# [Problem]
Reproduce, exactly and in full, the lines from the one with "Recreate this image as a component" through the one with "Chart.register(...registerables);" in the data below; drop pictures.

______

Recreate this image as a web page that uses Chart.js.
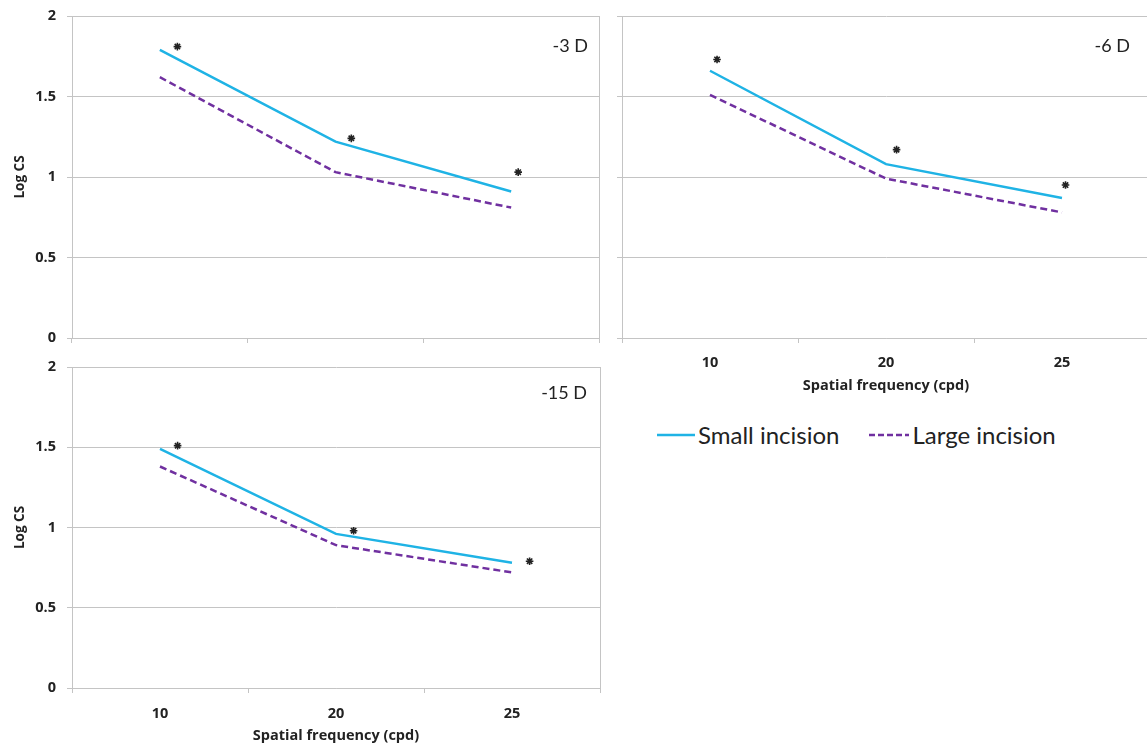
<!DOCTYPE html>
<html>
<head>
<meta charset="utf-8">
<script src="https://cdn.jsdelivr.net/npm/chart.js@4.4.0/dist/chart.umd.min.js"></script>
<style>
html, body { margin: 0; padding: 0; background: #fff; overflow: hidden; width: 1147px; height: 747px; }
canvas { position: absolute; }
#legend { position: absolute; left: 657px; top: 420px; display: flex; align-items: center;
  font-family: Lato, "Open Sans", sans-serif; font-size: 24px; color: #222; white-space: nowrap; }
#legend .item { display: flex; align-items: center; margin-right: 30px; }
#legend svg { margin-right: 3px; }
</style>
</head>
<body>
<canvas id="c3" width="610" height="350" style="left:0;top:0"></canvas>
<canvas id="c6" width="545" height="400" style="left:615px;top:0"></canvas>
<canvas id="c15" width="610" height="397" style="left:0;top:350px"></canvas>
<div id="legend"></div>
<script>
// spatial frequency categories (cpd)
let categories = ["10", "20", "25"];
let seriesNames = ["Small incision", "Large incision"];

// -3 D
let small3 = [1.79, 1.22, 0.91];
let large3 = [1.62, 1.03, 0.81];
let starX3 = [0.1, 1.09, 2.04];
let starY3 = [1.81, 1.24, 1.03];

// -6 D
let small6 = [1.66, 1.08, 0.87];
let large6 = [1.51, 0.99, 0.78];
let starX6 = [0.04, 1.06, 2.02];
let starY6 = [1.73, 1.17, 0.95];

// -15 D
let small15 = [1.49, 0.96, 0.78];
let large15 = [1.38, 0.89, 0.72];
let starX15 = [0.1, 1.1, 2.1];
let starY15 = [1.51, 0.98, 0.79];

const cyan = "#1fb3e5";
const purple = "#7030a0";
const gridColor = "#c4c4c4";
const textColor = "#222";
const fontFam = "Lato, 'Open Sans', sans-serif";
const axisFam = "'Open Sans', 'Noto Sans', sans-serif";

// draws the panel name and the right edge of the plot box
const panelLabel = {
  id: "panelLabel",
  beforeDatasetsDraw(chart, args, opts) {
    const a = chart.chartArea;
    const ctx = chart.ctx;
    ctx.save();
    ctx.strokeStyle = gridColor;
    ctx.lineWidth = 1;
    ctx.beginPath();
    ctx.moveTo(Math.round(a.right) + 0.5, a.top);
    ctx.lineTo(Math.round(a.right) + 0.5, a.bottom);
    ctx.stroke();
    ctx.font = "18px " + fontFam;
    ctx.fillStyle = textColor;
    ctx.textAlign = "right";
    ctx.textBaseline = "middle";
    ctx.fillText(opts.text, a.right - opts.dx, a.top + opts.dy);
    ctx.restore();
  }
};

function makePanel(id, o) {
  const stars = o.starX.map(function (x, i) { return { x: x, y: o.starY[i] }; });
  return new Chart(document.getElementById(id), {
    type: "line",
    data: {
      labels: categories,
      datasets: [
        { label: seriesNames[0], data: o.small, borderColor: cyan, borderWidth: 2.5, pointRadius: 0, tension: 0 },
        { label: seriesNames[1], data: o.large, borderColor: purple, borderWidth: 2.5, borderDash: [7, 4], pointRadius: 0, tension: 0 },
        { label: "*", data: stars, xAxisID: "xs", showLine: false, pointStyle: "star",
          pointRadius: 3.8, borderColor: "#222", backgroundColor: "#222", borderWidth: 1.6 }
      ]
    },
    options: {
      responsive: false,
      animation: false,
      layout: { padding: o.pad },
      plugins: {
        legend: { display: false },
        tooltip: { enabled: false },
        panelLabel: { text: o.name, dx: o.dx, dy: o.dy }
      },
      scales: {
        x: {
          type: "category",
          offset: true,
          grid: { drawOnChartArea: false, offset: true, tickLength: 5, color: gridColor },
          border: { color: gridColor },
          ticks: { display: o.xLabels, padding: o.xPad, color: textColor, font: { family: axisFam, size: 14.5, weight: "bold" } },
          title: { display: o.xLabels, text: "Spatial frequency (cpd)", color: textColor,
                   padding: { top: 0, bottom: o.titlePad }, font: { family: axisFam, size: 14.5, weight: "bold" } },
          afterFit: function (s) { s.height = o.xh; s.paddingLeft = 0; s.paddingRight = 0; }
        },
        xs: { type: "linear", display: false, min: -0.5, max: 2.5 },
        y: {
          min: 0,
          max: 2,
          grid: { color: gridColor, tickLength: 5 },
          border: { color: gridColor },
          ticks: { stepSize: 0.5, display: o.yLabels, padding: 11, color: textColor,
                   callback: function (v) { return String(Number(v)); },
                   font: { family: axisFam, size: 14.5, weight: "bold" } },
          title: { display: o.yLabels, text: "Log CS", color: textColor,
                   padding: { top: 12, bottom: 0 }, font: { family: axisFam, size: 13.5, weight: "bold" } },
          afterFit: function (s) { s.width = o.yw; s.paddingTop = 0; s.paddingBottom = 0; }
        }
      }
    },
    plugins: [panelLabel]
  });
}

makePanel("c3", {
  name: "-3 D", small: small3, large: large3, starX: starX3, starY: starY3,
  pad: { top: 16, right: 11, left: 0, bottom: 0 }, yw: 72, xh: 12,
  xLabels: false, yLabels: true, xPad: 10, titlePad: 0, dx: 11, dy: 30
});
makePanel("c6", {
  name: "-6 D", small: small6, large: large6, starX: starX6, starY: starY6,
  pad: { top: 16, right: 10, left: 0, bottom: 0 }, yw: 7, xh: 62,
  xLabels: true, yLabels: false, xPad: 11, titlePad: 5, dx: 20, dy: 30
});
makePanel("c15", {
  name: "-15 D", small: small15, large: large15, starX: starX15, starY: starY15,
  pad: { top: 17, right: 10, left: 0, bottom: 0 }, yw: 72, xh: 59,
  xLabels: true, yLabels: true, xPad: 12, titlePad: 2, dx: 13, dy: 26
});

// legend built from the series names and styles
const legend = document.getElementById("legend");
const styles = [
  { color: cyan, dash: "", w: 38 },
  { color: purple, dash: "6 3", w: 40 }
];
seriesNames.forEach(function (name, i) {
  const st = styles[i];
  const item = document.createElement("div");
  item.className = "item";
  item.innerHTML = '<svg width="' + st.w + '" height="6"><line x1="0" y1="3" x2="' + st.w +
    '" y2="3" stroke="' + st.color + '" stroke-width="2.5" stroke-dasharray="' + st.dash + '"/></svg>';
  const label = document.createElement("span");
  label.textContent = name;
  item.appendChild(label);
  legend.appendChild(item);
});
</script>
</body>
</html>
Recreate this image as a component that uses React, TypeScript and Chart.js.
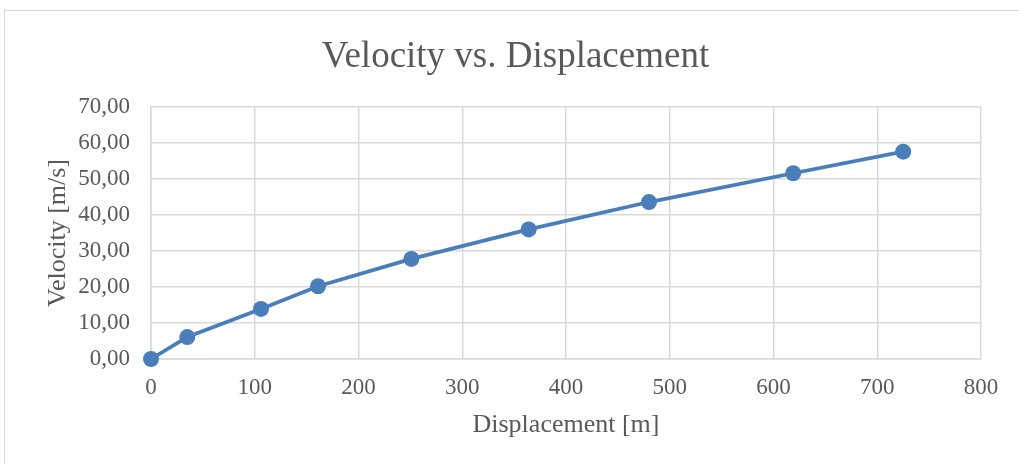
import React, { useEffect, useRef } from "react";
import { Chart, registerables } from "chart.js";

Chart.register(...registerables);

const displacement: number[] = [0, 35, 106, 161, 251, 364, 480, 619, 725];
const velocity: number[] = [0, 6.1, 13.9, 20.2, 27.8, 36.0, 43.6, 51.6, 57.6];
const xTicks: number[] = [0, 100, 200, 300, 400, 500, 600, 700, 800];
const yTicks: number[] = [0, 10, 20, 30, 40, 50, 60, 70];

const FONT = "'Liberation Serif', 'Times New Roman', serif";
const TEXT = "#595959";
const GRID = "#d9d9d9";
const LINE = "#4a7ebb";

export default function App() {
  const ref = useRef<HTMLCanvasElement | null>(null);

  useEffect(() => {
    document.body.style.margin = "0";
    const canvas = ref.current;
    if (!canvas) return;
    const points = displacement.map((x, i) => ({ x, y: velocity[i] }));
    const chart = new Chart(canvas, {
      type: "scatter",
      data: {
        datasets: [
          {
            data: points,
            showLine: true,
            clip: false,
            borderColor: LINE,
            backgroundColor: LINE,
            borderWidth: 3.75,
            pointRadius: 8,
            pointHoverRadius: 8,
            pointBorderWidth: 0,
            tension: 0,
          },
        ],
      },
      options: {
        animation: false,
        responsive: false,
        maintainAspectRatio: false,
        layout: { padding: { left: 12, right: 0, top: 0, bottom: 0 } },
        plugins: {
          legend: { display: false },
          tooltip: { enabled: false },
          title: {
            display: true,
            text: "Velocity vs. Displacement",
            color: TEXT,
            font: { family: FONT, size: 37, weight: "normal", lineHeight: 1.2 },
            padding: { top: 35, bottom: 27.6 },
          },
        },
        scales: {
          x: {
            type: "linear",
            min: 0,
            max: 800,
            afterBuildTicks: (s: any) => {
              s.ticks = xTicks.map((v) => ({ value: v }));
            },
            afterFit: (s: any) => {
              s.height = 105;
            },
            ticks: {
              color: TEXT,
              font: { family: FONT, size: 23 },
              padding: 15,
              maxRotation: 0,
              autoSkip: false,
              callback: (v: any) => String(v),
            },
            grid: { color: GRID, lineWidth: 1.5, drawTicks: false },
            border: { color: GRID, width: 1.5 },
            title: {
              display: true,
              text: "Displacement [m]",
              color: TEXT,
              font: { family: FONT, size: 26, lineHeight: 1.2 },
              padding: { top: 0, bottom: 23 },
            },
          },
          y: {
            type: "linear",
            min: 0,
            max: 70,
            afterBuildTicks: (s: any) => {
              s.ticks = yTicks.map((v) => ({ value: v }));
            },
            afterFit: (s: any) => {
              s.width = 139;
            },
            ticks: {
              color: TEXT,
              font: { family: FONT, size: 23 },
              padding: 21,
              autoSkip: false,
              callback: (v: any) => Number(v).toFixed(2).replace(".", ","),
            },
            grid: { color: GRID, lineWidth: 1.5, drawTicks: false },
            border: { color: GRID, width: 1.5 },
            title: {
              display: true,
              text: "Velocity [m/s]",
              color: TEXT,
              font: { family: FONT, size: 26, lineHeight: 1.2 },
              padding: { top: 31, bottom: 0 },
            },
          },
          y2: {
            type: "linear",
            position: "right",
            min: 0,
            max: 70,
            afterFit: (s: any) => {
              s.width = 38;
            },
            ticks: { display: false },
            grid: { display: false, drawOnChartArea: false, drawTicks: false },
            border: { display: false },
            title: { display: false },
          },
        },
      },
    } as any);
    return () => chart.destroy();
  }, []);

  return (
    <div
      style={{
        position: "relative",
        width: 1019,
        height: 464,
        overflow: "hidden",
        background: "#ffffff",
      }}
    >
      <div
        style={{
          position: "absolute",
          left: 4,
          top: 10,
          width: 1100,
          height: 600,
          border: `1px solid ${GRID}`,
          boxSizing: "border-box",
        }}
      />
      <canvas
        ref={ref}
        width={1019}
        height={464}
        style={{ position: "absolute", left: 0, top: 0, width: 1019, height: 464 }}
      />
    </div>
  );
}
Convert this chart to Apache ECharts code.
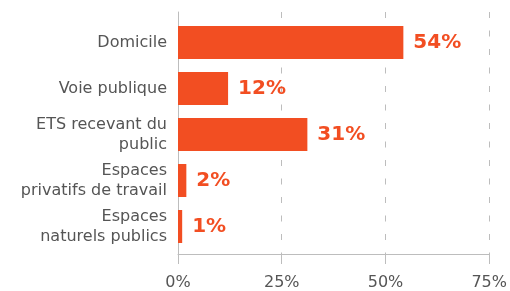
<!DOCTYPE html>
<html>
<head>
<meta charset="utf-8">
<script src="https://cdn.jsdelivr.net/npm/echarts@6/dist/echarts.min.js"></script>
<style>
  html, body { margin: 0; padding: 0; background: #fff; }
  #chart { width: 510px; height: 291px; }
</style>
</head>
<body>
<div id="chart"></div>
<script>
var categories = ['Domicile', 'Voie publique', 'ETS recevant du\npublic', 'Espaces\nprivatifs de travail', 'Espaces\nnaturels publics'];
var values = [54, 12, 31, 2, 1];
var xTicks = [0, 25, 50, 75];

var orange = '#f24e22';
var grey = '#555';
var lineGrey = '#bdbdbd';

var chart = echarts.init(document.getElementById('chart'));

var option = {
  animation: false,
  textStyle: { fontFamily: 'DejaVu Sans' },
  grid: [
    // cadre : axes + lignes pointillées
    { left: 178, top: 12, width: 313, height: 244 },
    // barres
    { left: 178, top: 19.5, width: 313, height: 230 }
  ],
  xAxis: [{
    gridIndex: 0,
    type: 'value',
    min: xTicks[0],
    max: xTicks[xTicks.length - 1],
    interval: 25,
    axisLine: { show: true, lineStyle: { color: lineGrey } },
    axisTick: { show: true, length: 10, lineStyle: { color: lineGrey } },
    axisLabel: {
      color: grey,
      fontSize: 16,
      margin: 21,
      formatter: '{value}%'
    },
    splitLine: {
      show: true,
      lineStyle: { color: lineGrey, type: [6, 12.5], width: 1 }
    }
  }, {
    gridIndex: 1,
    type: 'value',
    min: xTicks[0],
    max: xTicks[xTicks.length - 1],
    show: false
  }],
  yAxis: [{
    gridIndex: 0,
    type: 'value',
    min: 0,
    max: 1,
    axisLine: { show: true, lineStyle: { color: lineGrey } },
    axisTick: { show: false },
    axisLabel: { show: false },
    splitLine: { show: false }
  }, {
    gridIndex: 1,
    type: 'category',
    inverse: true,
    data: categories,
    axisLine: { show: false },
    axisTick: { show: false },
    axisLabel: {
      color: grey,
      fontSize: 16,
      lineHeight: 20,
      margin: 11
    }
  }],
  series: [{
    type: 'bar',
    xAxisIndex: 1,
    yAxisIndex: 1,
    data: values,
    barWidth: 33,
    itemStyle: { color: orange },
    label: {
      show: true,
      position: 'right',
      distance: 10,
      formatter: '{c}%',
      color: orange,
      fontSize: 20,
      fontWeight: 'bold'
    }
  }]
};

chart.setOption(option);
</script>
</body>
</html>
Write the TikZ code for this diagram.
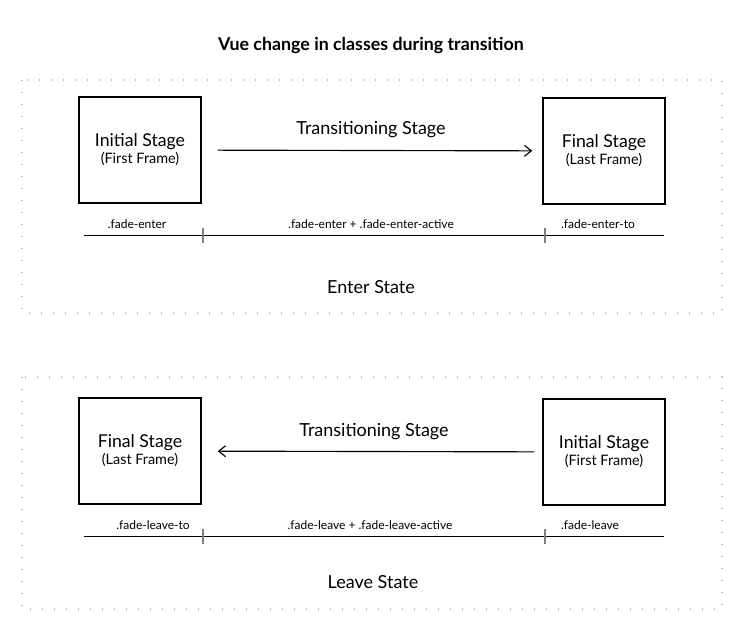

______

# [Response to the exercise]
Recreate this image as a component that uses React, TypeScript and Chart.js.
import React, { useEffect, useRef } from "react";
import { Chart, registerables } from "chart.js";

Chart.register(...registerables);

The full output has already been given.